Bookshelf: Fifties Television, The Industry and Its Critics

Fifties Television: The Industry and Its Critics
By William Boddy
Published in 1990
Published by The University of Illinois Press
294 Pages

A quick glance at the table of contents for William Broddy’s Fifties Television: The Industry and Its Critics — with chapters entitled “Debating Television,” “UHF, the Television Freeze, and the Network Monopoly” and “The False Dawn of a Golden Age” — would seem to indicate that this work is similar in scope to any other historical look at television. As the title suggests, however, it is a focused examination of the television industry during one of its most contentious periods: the 1950s.

Scan of the front cover of Fifties Television: The Industry and Its Critics

Front Cover – Copyright 1990 The Board of Trustees of the University of Illinois

In his introduction, Boddy notes that his book “attempts both a reconsideration of the critical consensus surrounding television’s Golden Age and a historical analysis of the economic and regulatory grounds upon which such programming briefly flourished in the 1950s.” Whether or not television critics in the 1950s were correct in their attacks on the industry is not at issue, as Broddy points out. Rather, it is the context in which those critics were writing that is important.

The first part of Fifties Television, “Setting the Stage for Commercial Television,” is a brief but necessary overview of the birth of network television.

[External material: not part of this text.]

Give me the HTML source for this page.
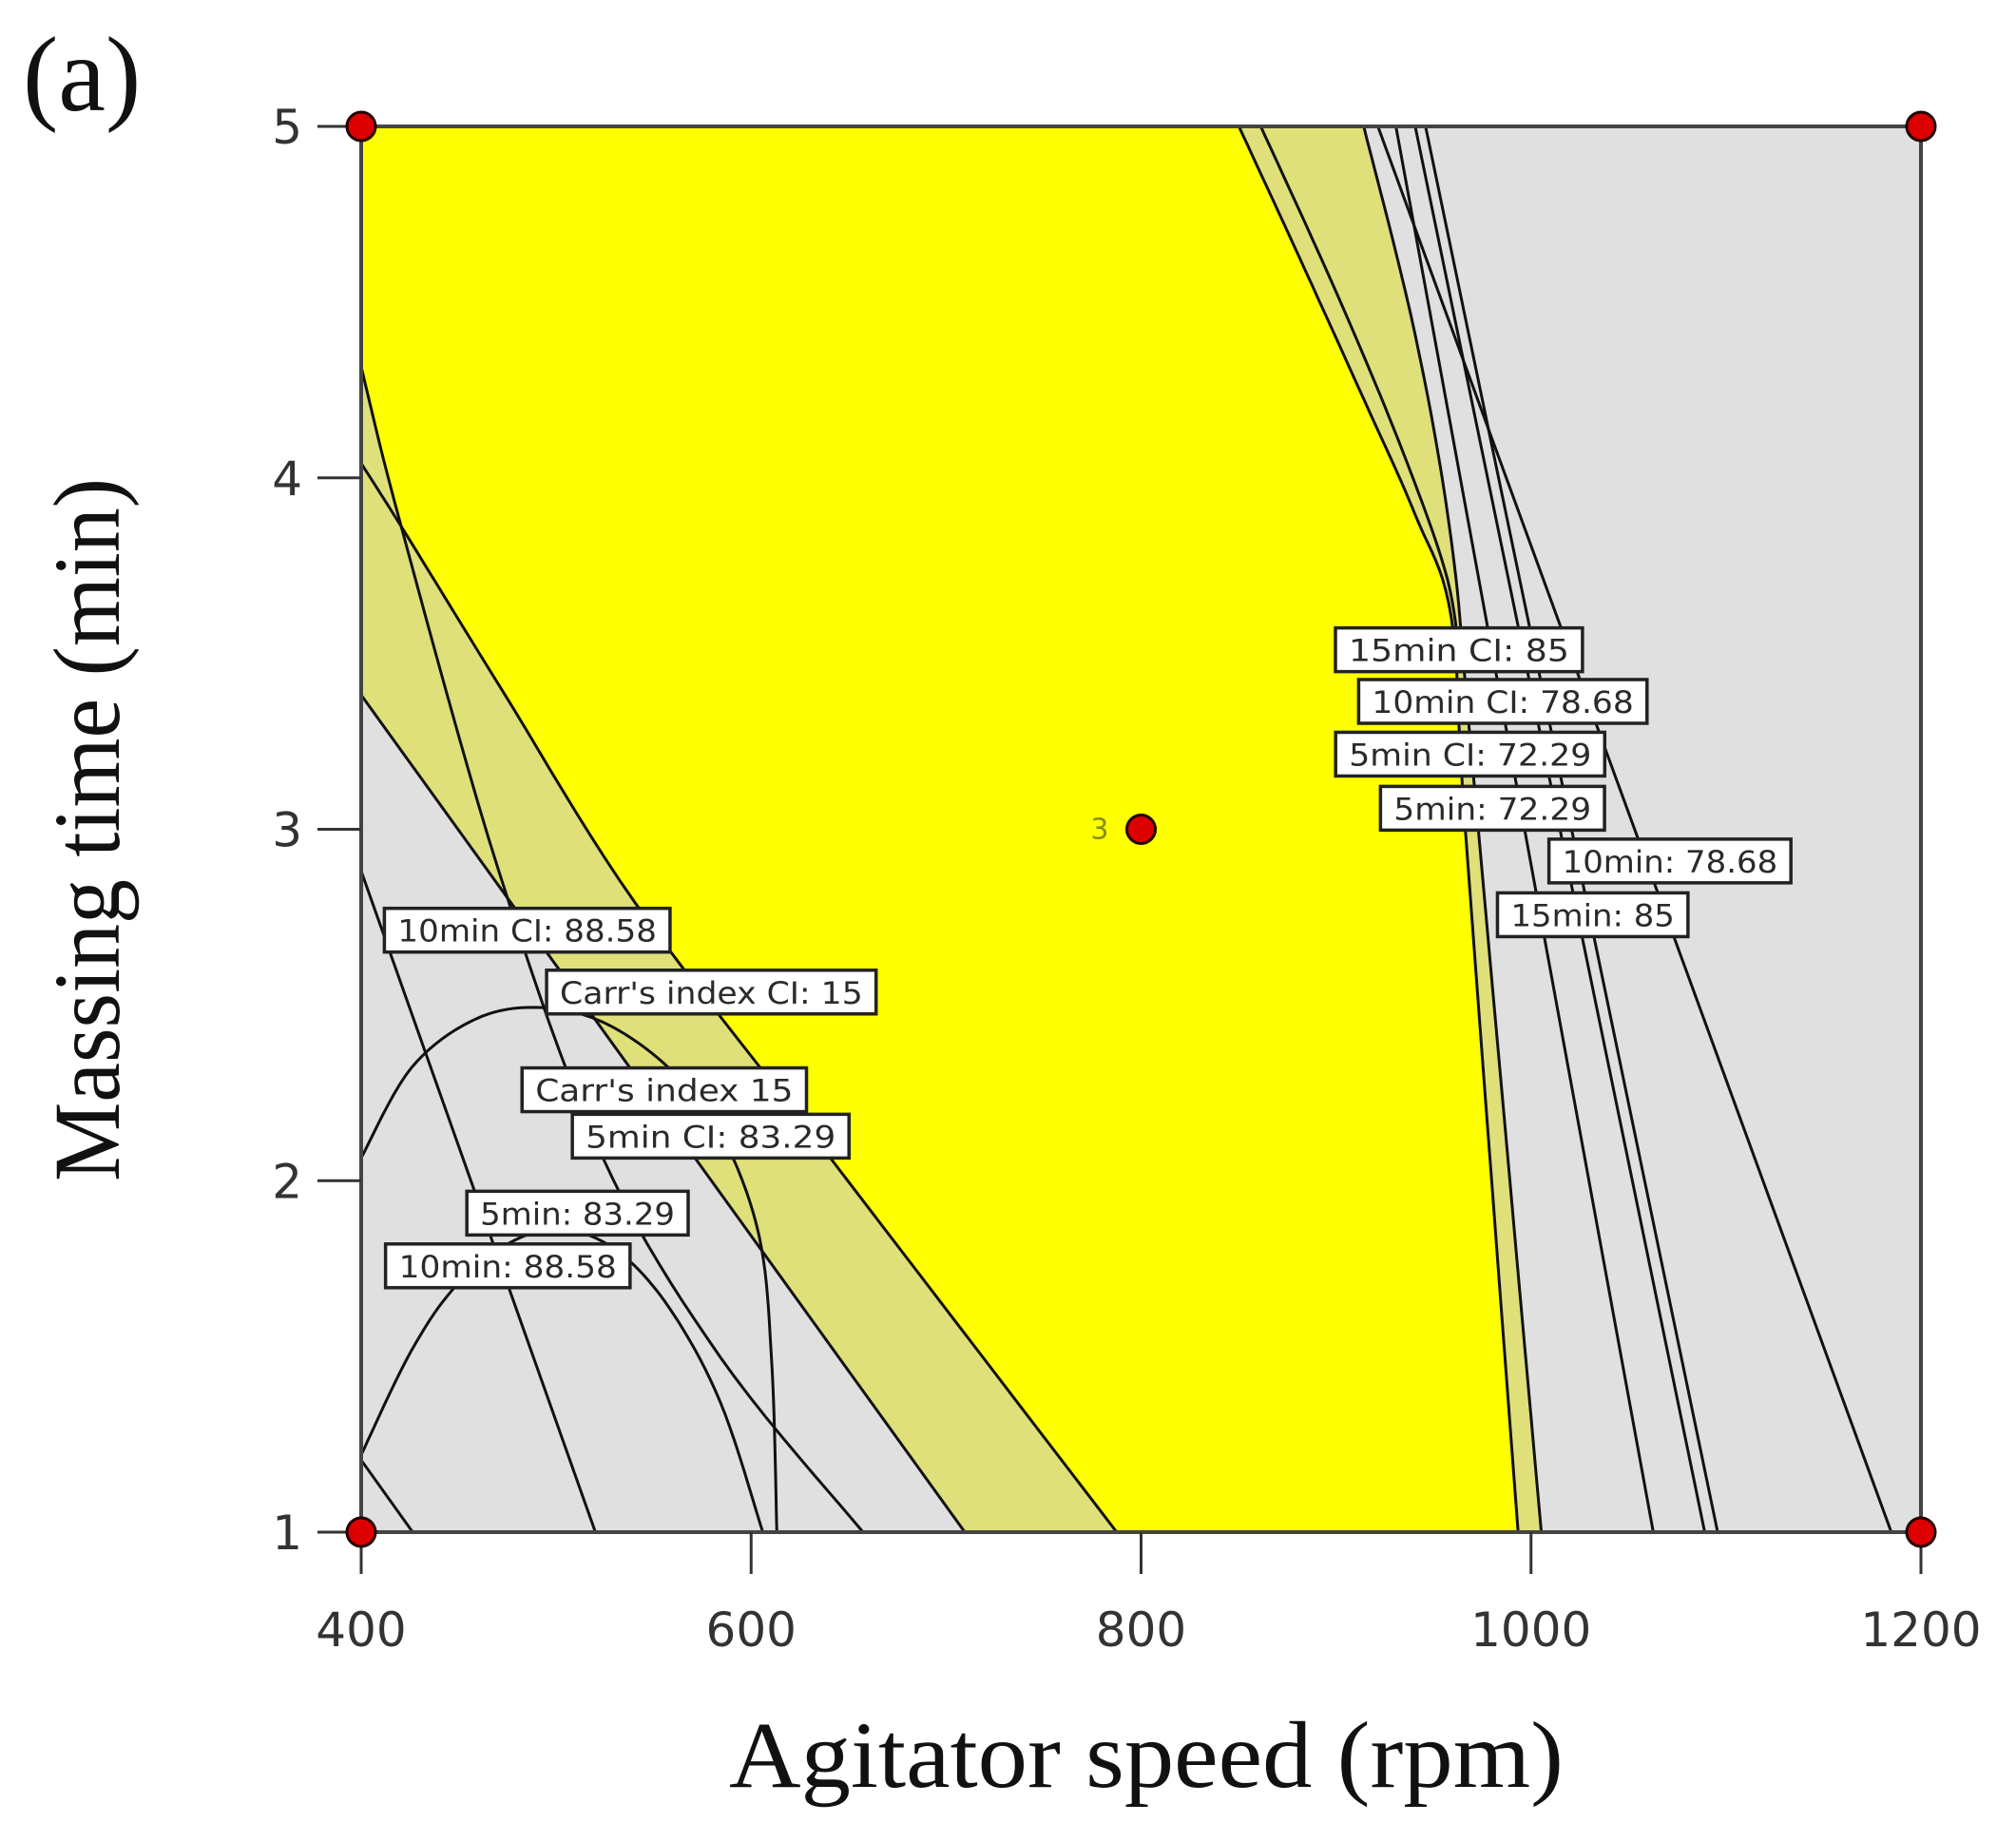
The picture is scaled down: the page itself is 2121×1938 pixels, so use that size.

Boddy then dives into “The Television Industry in the Early 1950s,” “Programs and Power: Networks, Sponsors, and the Rise of Film Programming” and “Crisis and Counterattack, 1958-1960.” Here he lays out the critical atmosphere at work in the 1950s, primarily centered in New York City, and discusses how it first embraced television and then turned against it.

Boddy also covers the increasing control the networks held over programs and program content and how ABC especially began increasingly turning to film. He explains how homogenization between the networks and censorship in favor of sponsors led to an increase in criticism from all sides, criticism that failed to sway the networks in any meaningful way. He relates how the networks were able to survive the quiz show scandals of the late 1950s by promising to self regulate.

Fifties Television is not just another historical analysis of television, nor is it simply a review of criticism aimed at the industry. It is a fascinating assessment of the economics behind television’s shift from live to filmed programming and the politics at work between the government and the networks. Above all, it outlines how commercial interests shifted and altered the industry during the 1950s, in the process setting the stage for network dominance during the following decades.

Anyone looking to explore how regulation, criticism and economics gave birth to television as we know it would be well served by reading Fifties Television. William Boddy has done a wonderful job exploring the ins and outs of television’s “Golden Age.”